Friday, December 6, 2013
By Leanne Italie / The Associated Press
(Continued from page 1)
This image from video released by WE TV shows Kirsten Walker, left, and her husband Seth, a couple showcased on the sixth season of the popular wedding series "Bridezillas." Walker was a theater actor before hitting the show with enough drama for an Oscar, warring with her band, lamenting that her dress had been cut too short and sobbing on her wedding day.
The Associated Press
Hence the heavy drinking for oh so many bridezillas. Kirsten Walker of Season 6 was among the thirsty.
She was a theater actor before hitting the show and demonstrating Oscar-worthy drama, warring with her band, lamenting tearily that her dress had been cut too short ("It's called math!") and sobbing "My tan is running" on her wedding day.

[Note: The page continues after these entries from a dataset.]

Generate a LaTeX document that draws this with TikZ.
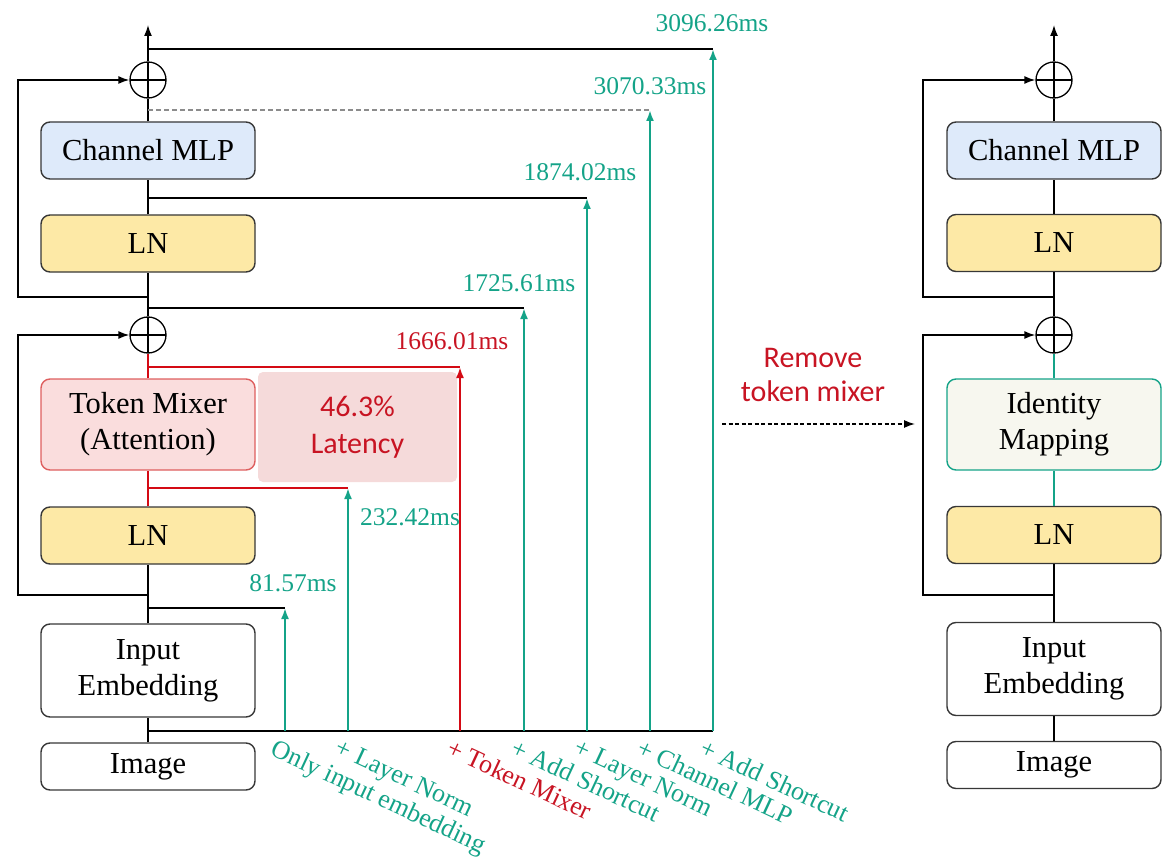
\documentclass[tikz,border=0pt]{standalone}
\usepackage{fontspec}
\setmainfont{Liberation Serif}
\newfontfamily\calibri{Carlito}
\usetikzlibrary{arrows.meta}

\definecolor{mgreen}{RGB}{20,163,136}
\definecolor{mred}{RGB}{212,10,20}
\definecolor{tred}{RGB}{200,20,35}
\definecolor{boxline}{RGB}{55,55,55}
\definecolor{mlpfill}{RGB}{222,234,250}
\definecolor{lnfill}{RGB}{253,233,166}
\definecolor{tmfill}{RGB}{250,221,221}
\definecolor{tmline}{RGB}{222,95,95}
\definecolor{latfill}{RGB}{245,218,218}
\definecolor{idfill}{RGB}{247,247,239}
\definecolor{dashgray}{RGB}{140,140,140}

\tikzset{
  blk/.style={draw=boxline, line width=1.4pt, rounded corners=9pt,
    minimum width=214pt, align=center, inner sep=0pt,
    font=\fontsize{30.5}{36}\selectfont},
  sumnode/.style={circle, draw=black, line width=1.3pt, minimum size=36pt, inner sep=0pt,
    path picture={\draw[line width=1.3pt]
      (path picture bounding box.north) -- (path picture bounding box.south)
      (path picture bounding box.west) -- (path picture bounding box.east);}},
  conn/.style={draw=black, line width=1.5pt},
  redconn/.style={draw=mred, line width=1.5pt},
  tip/.style={-{Latex[length=11pt,width=8pt]}},
  meas/.style={draw=mgreen, line width=2pt, -{Latex[length=11pt,width=8pt]}},
  redmeas/.style={draw=mred, line width=2pt, -{Latex[length=11pt,width=8pt]}},
  val/.style={text=mgreen, inner sep=0pt, font=\fontsize{25.5}{28}\selectfont},
  step label/.style={text=mgreen, inner sep=0pt, anchor=north west, rotate=-25,
    font=\fontsize{26}{28}\selectfont},
}

\begin{document}
\begin{tikzpicture}[x=1pt,y=-1pt]
\useasboundingbox (0,0) rectangle (1163,864);

% ---------------- left block with latency taps ----------------
\node[sumnode] (s2) at (148,80) {};
\node[blk, fill=mlpfill, minimum height=57pt] (mlp) at (148,150.5) {Channel MLP};
\node[blk, fill=lnfill, minimum height=57pt] (ln2) at (148,243.5) {LN};
\node[sumnode] (s1) at (148,335) {};
\node[blk, fill=tmfill, draw=tmline, minimum height=91pt] (tm) at (148,424.5) {Token Mixer\\(Attention)};
\node[blk, fill=lnfill, minimum height=57pt] (ln1) at (148,535.5) {LN};
\node[blk, fill=white, minimum height=93pt] (emb) at (148,670.5) {Input\\Embedding};
\node[blk, fill=white, minimum height=47pt] (img) at (148,766.5) {Image};

\node[fill=latfill, rounded corners=5pt, minimum width=199pt, minimum height=110pt,
  align=center, text=tred, font=\calibri\fontsize{30}{37}\selectfont] (lat) at (357.5,427) {46.3\%\\Latency};

\coordinate (out) at (148,25);
\draw[conn, tip] (s2.north) -- (out);
\draw[conn] (mlp.north) -- (s2.south);
\draw[conn] (ln2.north) -- (mlp.south);
\draw[conn] (s1.north) -- (ln2.south);
\draw[redconn] (tm.north) -- (s1.south);
\draw[redconn] (ln1.north) -- (tm.south);
\draw[conn] (emb.north) -- (ln1.south);
\draw[conn] (img.north) -- (emb.south);

% residual shortcuts
\coordinate (r2a) at (148,297);
\coordinate (r2b) at (18,297);
\coordinate (r1a) at (148,595);
\coordinate (r1b) at (18,595);
\draw[conn, tip] (r2a) -- (r2b) |- (s2.west);
\draw[conn, tip] (r1a) -- (r1b) |- (s1.west);

% tap points on the main path
\coordinate (p7) at (148,49);
\coordinate (p6) at (148,110);
\coordinate (p5) at (148,198);
\coordinate (p4) at (148,308);
\coordinate (p3) at (148,367);
\coordinate (p2) at (148,488);
\coordinate (p1) at (148,608);
\coordinate (p0) at (148,731);

\coordinate (h7) at (713,49);
\coordinate (h6) at (650,110);
\coordinate (h5) at (587,198);
\coordinate (h4) at (524,308);
\coordinate (h3) at (460,367);
\coordinate (h2) at (348,488);
\coordinate (h1) at (285,608);

\coordinate (b7) at (713,731);
\coordinate (b6) at (650,731);
\coordinate (b5) at (587,731);
\coordinate (b4) at (524,731);
\coordinate (b3) at (460,731);
\coordinate (b2) at (348,731);
\coordinate (b1) at (285,731);

\draw[conn] (p7) -- (h7);
\draw[draw=dashgray, line width=1.5pt, dash pattern=on 5pt off 3pt] (p6) -- (h6);
\draw[conn] (p5) -- (h5);
\draw[conn] (p4) -- (h4);
\draw[redconn] (p3) -- (h3);
\draw[redconn] (p2) -- (h2);
\draw[conn] (p1) -- (h1);
\draw[conn] (p0) -- (b7);

\draw[meas] (b1) -- (h1);
\draw[meas] (b2) -- (h2);
\draw[redmeas] (b3) -- (h3);
\draw[meas] (b4) -- (h4);
\draw[meas] (b5) -- (h5);
\draw[meas] (b6) -- (h6);
\draw[meas] (b7) -- (h7);

% measured latencies
\node[val] (v7) at (712,23) {3096.26ms};
\node[val] (v6) at (650,86) {3070.33ms};
\node[val] (v5) at (580,172) {1874.02ms};
\node[val] (v4) at (519,283) {1725.61ms};
\node[val, text=tred] (v3) at (452,341) {1666.01ms};
\node[val] (v2) at (410,517) {232.42ms};
\node[val] (v1) at (293,583) {81.57ms};

% configuration names
\node[step label] (n1) at (277,738) {Only input embedding};
\node[step label] (n2) at (341,738) {+ Layer Norm};
\node[step label, text=tred] (n3) at (453,738) {+ Token Mixer};
\node[step label] (n4) at (517,738) {+ Add Shortcut};
\node[step label] (n5) at (580,738) {+ Layer Norm};
\node[step label] (n6) at (643,738) {+ Channel MLP};
\node[step label] (n7) at (706,738) {+ Add Shortcut};

% ---------------- transition ----------------
\node[text=tred, align=center, inner sep=0pt, font=\calibri\fontsize{30}{34}\selectfont] (rm) at (813,375) {Remove\\token mixer};
\coordinate (ta) at (722,424);
\coordinate (tb) at (915,424);
\draw[conn, line width=1.3pt, dash pattern=on 4pt off 2.5pt, tip] (ta) -- (tb);

% ---------------- right block ----------------
\node[sumnode] (q2) at (1054,80) {};
\node[blk, fill=mlpfill, minimum height=57pt] (qmlp) at (1054,150.5) {Channel MLP};
\node[blk, fill=lnfill, minimum height=57pt] (qln2) at (1054,243) {LN};
\node[sumnode] (q1) at (1054,335) {};
\node[blk, fill=idfill, draw=mgreen, minimum height=91pt] (qid) at (1054,424.5) {Identity\\Mapping};
\node[blk, fill=lnfill, minimum height=57pt] (qln1) at (1054,535) {LN};
\node[blk, fill=white, minimum height=93pt] (qemb) at (1054,669) {Input\\Embedding};
\node[blk, fill=white, minimum height=47pt] (qimg) at (1054,765) {Image};

\coordinate (qout) at (1054,25);
\draw[conn, tip] (q2.north) -- (qout);
\draw[conn] (qmlp.north) -- (q2.south);
\draw[conn] (qln2.north) -- (qmlp.south);
\draw[conn] (q1.north) -- (qln2.south);
\draw[draw=mgreen, line width=1.5pt] (qid.north) -- (q1.south);
\draw[draw=mgreen, line width=1.5pt] (qln1.north) -- (qid.south);
\draw[conn] (qemb.north) -- (qln1.south);
\draw[conn] (qimg.north) -- (qemb.south);

\coordinate (k2a) at (1054,297);
\coordinate (k2b) at (923,297);
\coordinate (k1a) at (1054,595);
\coordinate (k1b) at (923,595);
\draw[conn, tip] (k2a) -- (k2b) |- (q2.west);
\draw[conn, tip] (k1a) -- (k1b) |- (q1.west);
\end{tikzpicture}
\end{document}
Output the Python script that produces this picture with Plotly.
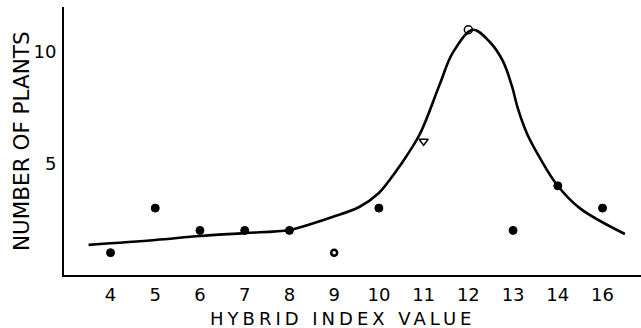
import plotly.graph_objects as go

# Categories (hybrid index values) and observed counts
categories = ["4", "5", "6", "7", "8", "9", "10", "11", "12", "13", "14", "16"]
plant_counts = [1, 3, 2, 2, 2, 1, 3, 6, 11, 2, 4, 3]

# Fitted curve (x in category-position units)
curve_x = [-0.49, 1.0, 2.0, 3.0, 4.0, 4.5, 4.96, 5.56, 6.0, 6.24, 6.45, 6.91,
           7.36, 7.65, 8.1, 8.48, 8.77, 8.97, 9.11, 9.31, 9.6,
           9.98, 10.49, 11.5]
curve_y = [1.35, 1.57, 1.75, 1.88, 2.02, 2.3, 2.6, 3.05, 3.68, 4.26, 4.84, 6.3,
           8.55, 9.96, 11.0, 10.45, 9.6, 8.5, 7.45, 6.35, 5.25,
           4.05, 3.0, 1.84]

y_tick_vals = [5, 10]
y_tick_text = ["5", "10"]

x_title = "HYBRID INDEX VALUE"
y_title = "NUMBER OF PLANTS"

# marker styles per point
point_symbols = ["circle", "circle", "circle", "circle", "circle", "circle-open",
                 "circle", "triangle-down-open", "circle-open", "circle", "circle", "circle"]
point_sizes = [8, 8, 8, 8, 8, 6, 8, 8, 8, 8, 8, 8]
point_lw = [1, 1, 1, 1, 1, 2.5, 1, 1.5, 1.5, 1, 1, 1]

positions = list(range(len(categories)))
FONT = "DejaVu Sans, Verdana, sans-serif"

fig = go.Figure()
fig.add_trace(go.Scatter(
    x=curve_x, y=curve_y, mode="lines",
    line=dict(color="black", width=2.6, shape="spline", smoothing=1.0),
    hoverinfo="skip", showlegend=False,
))
fig.add_trace(go.Scatter(
    x=positions, y=plant_counts, mode="markers",
    marker=dict(symbol=point_symbols, size=point_sizes, color="black", opacity=1,
                line=dict(color="black", width=point_lw)),
    showlegend=False,
))

fig.update_layout(
    width=641, height=328,
    margin=dict(l=64, r=0, t=7, b=53),
    paper_bgcolor="white", plot_bgcolor="white",
    font=dict(family=FONT, color="black"),
    xaxis=dict(
        range=[-1.04, 11.86], tickvals=positions, ticktext=categories,
        showgrid=False, zeroline=False, showline=True, linecolor="black",
        linewidth=2, ticks="", tickfont=dict(size=18, family=FONT),
        ticklabelstandoff=2,
    ),
    yaxis=dict(
        range=[0, 12.02], tickvals=y_tick_vals, ticktext=y_tick_text,
        showgrid=False, zeroline=False, showline=True, linecolor="black",
        linewidth=2, ticks="", tickfont=dict(size=18, family=FONT),
        ticklabelstandoff=2,
    ),
    annotations=[
        dict(text=x_title, xref="paper", yref="paper",
             x=(343 - 64) / 577, y=-(318 - 275) / 268, xanchor="center", yanchor="middle",
             showarrow=False, font=dict(size=18, family=FONT)),
        dict(text=y_title, xref="paper", yref="paper",
             x=-(64 - 21) / 577, y=(275 - 141) / 268, xanchor="center", yanchor="middle",
             textangle=-90, showarrow=False, font=dict(size=21.5, family=FONT)),
    ],
)

post = """
document.body.style.margin = '0';
document.body.style.padding = '0';
var anns = document.querySelectorAll('.annotation-text');
anns.forEach(function(t){
  if (t.textContent === 'HYBRID INDEX VALUE') { t.style.letterSpacing = '4px'; }
});
"""

fig.write_html("out.html", post_script=post, config={"displayModeBar": False})
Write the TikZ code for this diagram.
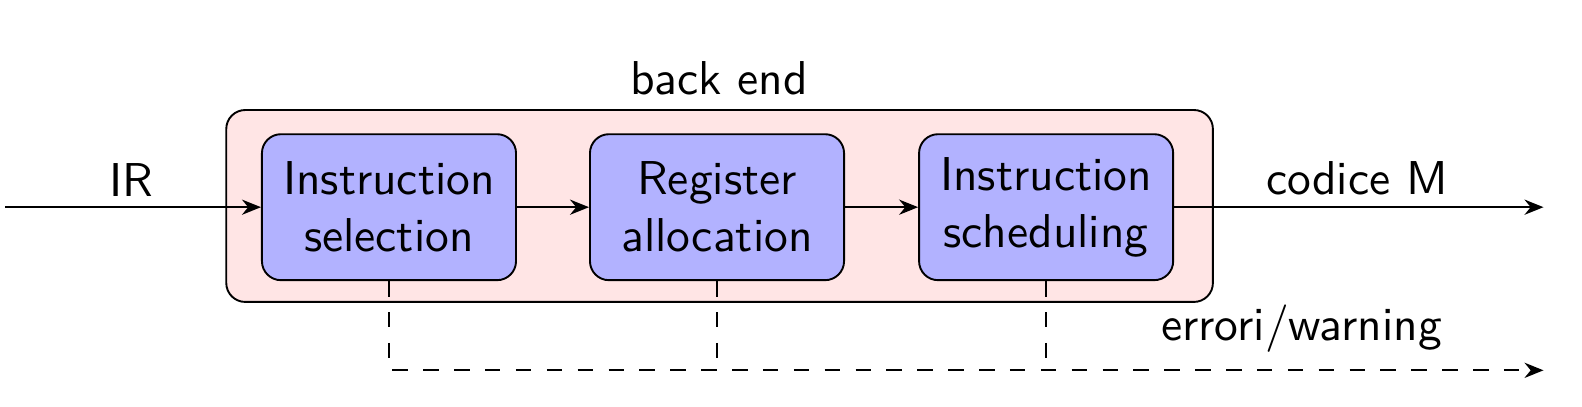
\documentclass[tikz,border=0pt]{standalone}
\usepackage{tikz}
\usetikzlibrary{arrows.meta}

\begin{document}
\begin{tikzpicture}[x=1mm,y=-1mm,line width=.4pt,
  phase/.style={draw,rounded corners=4pt,fill=blue!30,align=center,minimum width=18.8mm,minimum height=10.8mm,inner sep=1pt,font=\sffamily\fontsize{10}{12}\selectfont},
  lbl/.style={anchor=center,inner sep=1pt,font=\sffamily\fontsize{10}{12}\selectfont},
  flow/.style={-{Stealth[length=4pt,width=3.2pt]}},
  errline/.style={dash pattern=on 3.25pt off 3.25pt}]
\path[use as bounding box] (0,0) rectangle (117.05,30.04);
\node[draw,rounded corners=4pt,fill=red!10,minimum width=73mm,minimum height=14.2mm,inner sep=0pt] (backend) at (53.24,15.24) {};
\node[lbl] (backlbl) at (53.2,5.8) {back end};
\node[phase] (sel) at (28.78,15.33) {Instruction\\selection};
\node[phase] (reg) at (53.05,15.33) {Register\\allocation};
\node[phase] (sched) at (77.4,15.33) {Instruction\\scheduling};
\coordinate (irstart) at (0.37,15.33);
\coordinate (mend) at (114.2,15.33);
\coordinate (errend) at (114.2,27.4);
\node[lbl] (ir) at (9.7,13.3) {IR};
\node[lbl] (codice) at (100.4,13.2) {codice M};
\node[lbl] (err) at (96.3,24.3) {errori/warning};
\draw[flow] (irstart) -- (sel);
\draw[flow] (sel) -- (reg);
\draw[flow] (reg) -- (sched);
\draw[flow] (sched) -- (mend);
\draw[flow,errline] (sel.south) |- (errend);
\draw[errline] (reg.south) -- (reg.south |- errend);
\draw[errline] (sched.south) -- (sched.south |- errend);
\end{tikzpicture}
\end{document}
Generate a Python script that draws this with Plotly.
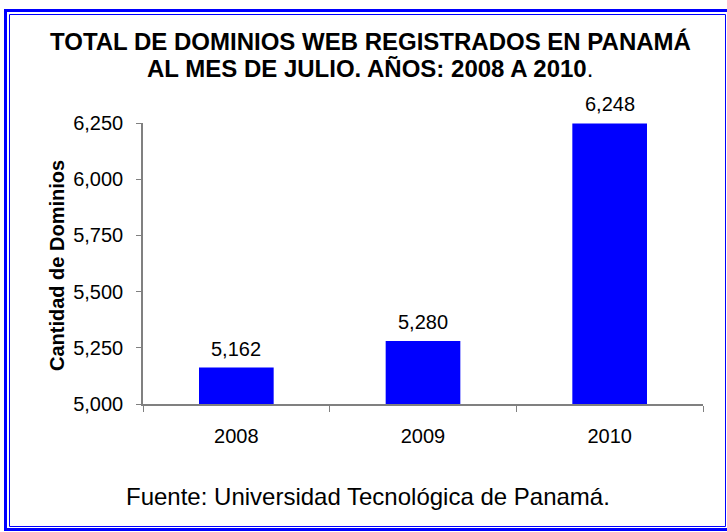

Leigh Edwards, a professor at Florida State University in Tallahassee, said "Bridezillas" and their TV kin put a tangle of cultural anxieties on the line.
"At stake is a larger cultural debate about the status of the family as a social unit, i.e. expanded definitions of what counts as a family, questions about whether the household will replace the family as a social unit, questions about how central family is as a social unit at this point in American culture," said Edwards, who wrote "The Triumph of Reality TV: The Revolution of American Television."
Walker and husband Seth also landed on "Marriage Boot Camp," noting at the start that they no longer slept in the same room most nights. They now have a 2-year-old daughter who Walker happily dresses in tutus.
"I think that every bride has a bridezilla in her," she said from Dunedin, Fla., outside Tampa. "The people they put on 'Bridezillas' just happen to maybe get a little bit crazier than some of the others in the world."
Crazy is one thing. (Hello Jeanine of Season 9 and your in-law hating infamy.) But made crazy by the wedding process is another.
Alpha-bride Calisse Latta of Season 3 did the proposing to hubby De'Andre.
As her DIY wedding approached, she threatened a dress seller with a punch and a lawsuit when he gave her the wrong size for a flower girl. She fell seriously apart when her father went missing the day before the wedding and melted down on her sister for defying her over the timing of a rehearsal just hours before the ceremony.
Then the rings went missing, prompting her mad dash around town only to realize she had them all along at the church.
"They don't coach you or tell you to do anything. My husband was like, this is all you in your natural form. You see this? This is you," Latta laughed.
Happily married with two sons, what's the rage level these days for this bridezilla alum in Los Angeles?
"I try not to get so upset or angry, but it's taken time to implement," Latta said nearly seven years after her episodes aired.
And was she fairly portrayed? "Yes, unfortunately."